(SET TASK):
Pictures stay out of the copy; set down each line of the listing below exactly.

(GIVEN INFORMATION):
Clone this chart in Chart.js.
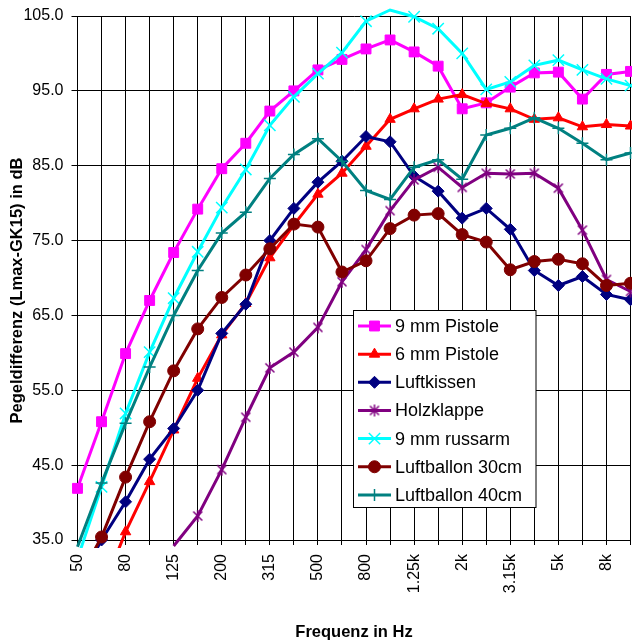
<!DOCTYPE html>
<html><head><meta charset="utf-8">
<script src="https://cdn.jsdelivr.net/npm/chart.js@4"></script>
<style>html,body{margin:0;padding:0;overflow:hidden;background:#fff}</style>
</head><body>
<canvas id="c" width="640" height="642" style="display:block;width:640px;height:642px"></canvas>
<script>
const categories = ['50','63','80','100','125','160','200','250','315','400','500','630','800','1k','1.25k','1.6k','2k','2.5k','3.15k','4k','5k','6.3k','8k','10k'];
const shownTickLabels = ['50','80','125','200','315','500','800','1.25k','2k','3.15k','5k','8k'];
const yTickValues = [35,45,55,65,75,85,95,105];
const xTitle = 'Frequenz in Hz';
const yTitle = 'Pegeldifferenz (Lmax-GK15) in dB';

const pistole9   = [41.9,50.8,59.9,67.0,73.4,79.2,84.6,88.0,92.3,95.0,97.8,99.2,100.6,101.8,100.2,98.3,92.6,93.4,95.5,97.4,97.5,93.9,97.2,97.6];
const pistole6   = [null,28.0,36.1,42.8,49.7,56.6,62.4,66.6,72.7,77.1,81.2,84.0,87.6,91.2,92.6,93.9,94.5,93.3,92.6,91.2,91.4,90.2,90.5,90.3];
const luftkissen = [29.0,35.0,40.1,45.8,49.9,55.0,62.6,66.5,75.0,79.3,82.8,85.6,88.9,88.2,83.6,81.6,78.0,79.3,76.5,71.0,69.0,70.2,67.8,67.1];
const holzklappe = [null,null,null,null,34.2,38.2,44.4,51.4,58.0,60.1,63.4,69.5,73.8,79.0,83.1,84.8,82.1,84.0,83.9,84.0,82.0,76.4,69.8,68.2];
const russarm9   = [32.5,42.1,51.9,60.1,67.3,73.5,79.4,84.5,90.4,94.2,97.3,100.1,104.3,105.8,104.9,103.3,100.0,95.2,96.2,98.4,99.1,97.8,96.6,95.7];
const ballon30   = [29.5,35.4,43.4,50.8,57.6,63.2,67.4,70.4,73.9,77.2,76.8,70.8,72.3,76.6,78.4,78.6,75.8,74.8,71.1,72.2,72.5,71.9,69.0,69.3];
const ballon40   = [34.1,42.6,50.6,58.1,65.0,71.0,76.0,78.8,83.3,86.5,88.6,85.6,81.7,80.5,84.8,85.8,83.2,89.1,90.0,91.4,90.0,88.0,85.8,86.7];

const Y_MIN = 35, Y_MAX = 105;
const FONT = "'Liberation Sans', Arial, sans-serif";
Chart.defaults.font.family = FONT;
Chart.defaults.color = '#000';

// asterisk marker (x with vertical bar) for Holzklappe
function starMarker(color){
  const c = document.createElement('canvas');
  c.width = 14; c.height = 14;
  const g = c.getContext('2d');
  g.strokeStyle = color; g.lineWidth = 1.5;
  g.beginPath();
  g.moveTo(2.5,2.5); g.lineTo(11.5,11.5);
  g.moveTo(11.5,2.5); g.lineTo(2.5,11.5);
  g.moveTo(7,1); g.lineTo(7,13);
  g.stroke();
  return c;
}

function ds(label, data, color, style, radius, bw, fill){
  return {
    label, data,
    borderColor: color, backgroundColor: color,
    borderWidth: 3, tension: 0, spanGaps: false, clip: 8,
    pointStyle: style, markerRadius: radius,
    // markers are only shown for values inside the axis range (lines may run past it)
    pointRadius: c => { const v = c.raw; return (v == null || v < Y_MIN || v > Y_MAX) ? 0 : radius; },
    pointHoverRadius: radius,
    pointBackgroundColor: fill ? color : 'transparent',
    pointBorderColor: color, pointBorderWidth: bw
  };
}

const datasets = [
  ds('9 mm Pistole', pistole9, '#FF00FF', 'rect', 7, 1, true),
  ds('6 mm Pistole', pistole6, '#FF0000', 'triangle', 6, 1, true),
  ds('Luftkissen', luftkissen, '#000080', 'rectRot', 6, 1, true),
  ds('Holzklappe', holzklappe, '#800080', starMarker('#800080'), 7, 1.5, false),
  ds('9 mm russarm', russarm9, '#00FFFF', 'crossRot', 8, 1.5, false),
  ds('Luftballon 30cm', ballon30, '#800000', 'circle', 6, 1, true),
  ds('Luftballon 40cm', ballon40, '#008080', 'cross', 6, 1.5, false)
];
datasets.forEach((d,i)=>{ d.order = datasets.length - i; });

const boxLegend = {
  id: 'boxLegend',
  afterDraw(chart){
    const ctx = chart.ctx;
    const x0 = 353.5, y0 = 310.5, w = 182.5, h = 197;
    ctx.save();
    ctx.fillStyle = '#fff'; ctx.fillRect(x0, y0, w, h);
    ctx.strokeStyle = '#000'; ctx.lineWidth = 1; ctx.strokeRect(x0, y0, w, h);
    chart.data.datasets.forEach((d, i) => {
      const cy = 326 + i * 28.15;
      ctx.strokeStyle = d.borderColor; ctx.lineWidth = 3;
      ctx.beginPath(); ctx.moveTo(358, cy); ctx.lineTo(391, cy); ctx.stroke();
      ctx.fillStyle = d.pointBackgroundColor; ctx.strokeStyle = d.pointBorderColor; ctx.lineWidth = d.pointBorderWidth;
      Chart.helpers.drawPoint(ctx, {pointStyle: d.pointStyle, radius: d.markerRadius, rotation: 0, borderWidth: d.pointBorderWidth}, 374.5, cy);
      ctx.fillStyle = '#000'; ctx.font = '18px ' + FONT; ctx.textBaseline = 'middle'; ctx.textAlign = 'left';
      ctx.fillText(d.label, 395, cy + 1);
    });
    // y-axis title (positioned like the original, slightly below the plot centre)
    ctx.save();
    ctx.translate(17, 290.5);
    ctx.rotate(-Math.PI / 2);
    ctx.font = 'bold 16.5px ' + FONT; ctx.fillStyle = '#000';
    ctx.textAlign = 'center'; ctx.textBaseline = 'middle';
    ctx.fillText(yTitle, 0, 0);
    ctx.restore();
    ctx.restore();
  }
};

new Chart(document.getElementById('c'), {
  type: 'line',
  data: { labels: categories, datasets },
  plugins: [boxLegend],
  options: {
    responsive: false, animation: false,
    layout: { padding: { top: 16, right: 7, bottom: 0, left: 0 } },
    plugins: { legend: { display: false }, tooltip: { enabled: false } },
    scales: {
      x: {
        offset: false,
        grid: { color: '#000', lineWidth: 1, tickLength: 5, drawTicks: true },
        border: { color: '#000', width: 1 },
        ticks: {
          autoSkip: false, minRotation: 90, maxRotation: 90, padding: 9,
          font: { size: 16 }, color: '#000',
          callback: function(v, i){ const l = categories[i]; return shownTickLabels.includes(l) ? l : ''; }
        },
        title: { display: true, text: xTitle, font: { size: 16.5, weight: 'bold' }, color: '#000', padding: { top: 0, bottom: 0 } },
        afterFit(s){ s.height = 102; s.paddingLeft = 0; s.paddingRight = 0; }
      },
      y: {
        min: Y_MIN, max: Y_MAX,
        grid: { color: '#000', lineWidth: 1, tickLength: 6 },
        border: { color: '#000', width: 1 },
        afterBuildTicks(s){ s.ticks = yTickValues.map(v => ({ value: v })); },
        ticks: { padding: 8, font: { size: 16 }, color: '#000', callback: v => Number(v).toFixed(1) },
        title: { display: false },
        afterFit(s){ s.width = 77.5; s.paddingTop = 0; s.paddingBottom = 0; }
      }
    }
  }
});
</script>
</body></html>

(REPLY):
Clone this chart in Chart.js.
<!DOCTYPE html>
<html><head><meta charset="utf-8">
<script src="https://cdn.jsdelivr.net/npm/chart.js@4"></script>
<style>html,body{margin:0;padding:0;overflow:hidden;background:#fff}</style>
</head><body>
<canvas id="c" width="640" height="642" style="display:block;width:640px;height:642px"></canvas>
<script>
const categories = ['50','63','80','100','125','160','200','250','315','400','500','630','800','1k','1.25k','1.6k','2k','2.5k','3.15k','4k','5k','6.3k','8k','10k'];
const shownTickLabels = ['50','80','125','200','315','500','800','1.25k','2k','3.15k','5k','8k'];
const yTickValues = [35,45,55,65,75,85,95,105];
const xTitle = 'Frequenz in Hz';
const yTitle = 'Pegeldifferenz (Lmax-GK15) in dB';

const pistole9   = [41.9,50.8,59.9,67.0,73.4,79.2,84.6,88.0,92.3,95.0,97.8,99.2,100.6,101.8,100.2,98.3,92.6,93.4,95.5,97.4,97.5,93.9,97.2,97.6];
const pistole6   = [null,28.0,36.1,42.8,49.7,56.6,62.4,66.6,72.7,77.1,81.2,84.0,87.6,91.2,92.6,93.9,94.5,93.3,92.6,91.2,91.4,90.2,90.5,90.3];
const luftkissen = [29.0,35.0,40.1,45.8,49.9,55.0,62.6,66.5,75.0,79.3,82.8,85.6,88.9,88.2,83.6,81.6,78.0,79.3,76.5,71.0,69.0,70.2,67.8,67.1];
const holzklappe = [null,null,null,null,34.2,38.2,44.4,51.4,58.0,60.1,63.4,69.5,73.8,79.0,83.1,84.8,82.1,84.0,83.9,84.0,82.0,76.4,69.8,68.2];
const russarm9   = [32.5,42.1,51.9,60.1,67.3,73.5,79.4,84.5,90.4,94.2,97.3,100.1,104.3,105.8,104.9,103.3,100.0,95.2,96.2,98.4,99.1,97.8,96.6,95.7];
const ballon30   = [29.5,35.4,43.4,50.8,57.6,63.2,67.4,70.4,73.9,77.2,76.8,70.8,72.3,76.6,78.4,78.6,75.8,74.8,71.1,72.2,72.5,71.9,69.0,69.3];
const ballon40   = [34.1,42.6,50.6,58.1,65.0,71.0,76.0,78.8,83.3,86.5,88.6,85.6,81.7,80.5,84.8,85.8,83.2,89.1,90.0,91.4,90.0,88.0,85.8,86.7];

const Y_MIN = 35, Y_MAX = 105;
const FONT = "'Liberation Sans', Arial, sans-serif";
Chart.defaults.font.family = FONT;
Chart.defaults.color = '#000';

// asterisk marker (x with vertical bar) for Holzklappe
function starMarker(color){
  const c = document.createElement('canvas');
  c.width = 14; c.height = 14;
  const g = c.getContext('2d');
  g.strokeStyle = color; g.lineWidth = 1.5;
  g.beginPath();
  g.moveTo(2.5,2.5); g.lineTo(11.5,11.5);
  g.moveTo(11.5,2.5); g.lineTo(2.5,11.5);
  g.moveTo(7,1); g.lineTo(7,13);
  g.stroke();
  return c;
}

function ds(label, data, color, style, radius, bw, fill){
  return {
    label, data,
    borderColor: color, backgroundColor: color,
    borderWidth: 3, tension: 0, spanGaps: false, clip: 8,
    pointStyle: style, markerRadius: radius,
    // markers are only shown for values inside the axis range (lines may run past it)
    pointRadius: c => { const v = c.raw; return (v == null || v < Y_MIN || v > Y_MAX) ? 0 : radius; },
    pointHoverRadius: radius,
    pointBackgroundColor: fill ? color : 'transparent',
    pointBorderColor: color, pointBorderWidth: bw
  };
}

const datasets = [
  ds('9 mm Pistole', pistole9, '#FF00FF', 'rect', 7, 1, true),
  ds('6 mm Pistole', pistole6, '#FF0000', 'triangle', 6, 1, true),
  ds('Luftkissen', luftkissen, '#000080', 'rectRot', 6, 1, true),
  ds('Holzklappe', holzklappe, '#800080', starMarker('#800080'), 7, 1.5, false),
  ds('9 mm russarm', russarm9, '#00FFFF', 'crossRot', 8, 1.5, false),
  ds('Luftballon 30cm', ballon30, '#800000', 'circle', 6, 1, true),
  ds('Luftballon 40cm', ballon40, '#008080', 'cross', 6, 1.5, false)
];
datasets.forEach((d,i)=>{ d.order = datasets.length - i; });

const boxLegend = {
  id: 'boxLegend',
  afterDraw(chart){
    const ctx = chart.ctx;
    const x0 = 353.5, y0 = 310.5, w = 182.5, h = 197;
    ctx.save();
    ctx.fillStyle = '#fff'; ctx.fillRect(x0, y0, w, h);
    ctx.strokeStyle = '#000'; ctx.lineWidth = 1; ctx.strokeRect(x0, y0, w, h);
    chart.data.datasets.forEach((d, i) => {
      const cy = 326 + i * 28.15;
      ctx.strokeStyle = d.borderColor; ctx.lineWidth = 3;
      ctx.beginPath(); ctx.moveTo(358, cy); ctx.lineTo(391, cy); ctx.stroke();
      ctx.fillStyle = d.pointBackgroundColor; ctx.strokeStyle = d.pointBorderColor; ctx.lineWidth = d.pointBorderWidth;
      Chart.helpers.drawPoint(ctx, {pointStyle: d.pointStyle, radius: d.markerRadius, rotation: 0, borderWidth: d.pointBorderWidth}, 374.5, cy);
      ctx.fillStyle = '#000'; ctx.font = '18px ' + FONT; ctx.textBaseline = 'middle'; ctx.textAlign = 'left';
      ctx.fillText(d.label, 395, cy + 1);
    });
    // y-axis title (positioned like the original, slightly below the plot centre)
    ctx.save();
    ctx.translate(17, 290.5);
    ctx.rotate(-Math.PI / 2);
    ctx.font = 'bold 16.5px ' + FONT; ctx.fillStyle = '#000';
    ctx.textAlign = 'center'; ctx.textBaseline = 'middle';
    ctx.fillText(yTitle, 0, 0);
    ctx.restore();
    ctx.restore();
  }
};

new Chart(document.getElementById('c'), {
  type: 'line',
  data: { labels: categories, datasets },
  plugins: [boxLegend],
  options: {
    responsive: false, animation: false,
    layout: { padding: { top: 16, right: 7, bottom: 0, left: 0 } },
    plugins: { legend: { display: false }, tooltip: { enabled: false } },
    scales: {
      x: {
        offset: false,
        grid: { color: '#000', lineWidth: 1, tickLength: 5, drawTicks: true },
        border: { color: '#000', width: 1 },
        ticks: {
          autoSkip: false, minRotation: 90, maxRotation: 90, padding: 9,
          font: { size: 16 }, color: '#000',
          callback: function(v, i){ const l = categories[i]; return shownTickLabels.includes(l) ? l : ''; }
        },
        title: { display: true, text: xTitle, font: { size: 16.5, weight: 'bold' }, color: '#000', padding: { top: 0, bottom: 0 } },
        afterFit(s){ s.height = 102; s.paddingLeft = 0; s.paddingRight = 0; }
      },
      y: {
        min: Y_MIN, max: Y_MAX,
        grid: { color: '#000', lineWidth: 1, tickLength: 6 },
        border: { color: '#000', width: 1 },
        afterBuildTicks(s){ s.ticks = yTickValues.map(v => ({ value: v })); },
        ticks: { padding: 8, font: { size: 16 }, color: '#000', callback: v => Number(v).toFixed(1) },
        title: { display: false },
        afterFit(s){ s.width = 77.5; s.paddingTop = 0; s.paddingBottom = 0; }
      }
    }
  }
});
</script>
</body></html>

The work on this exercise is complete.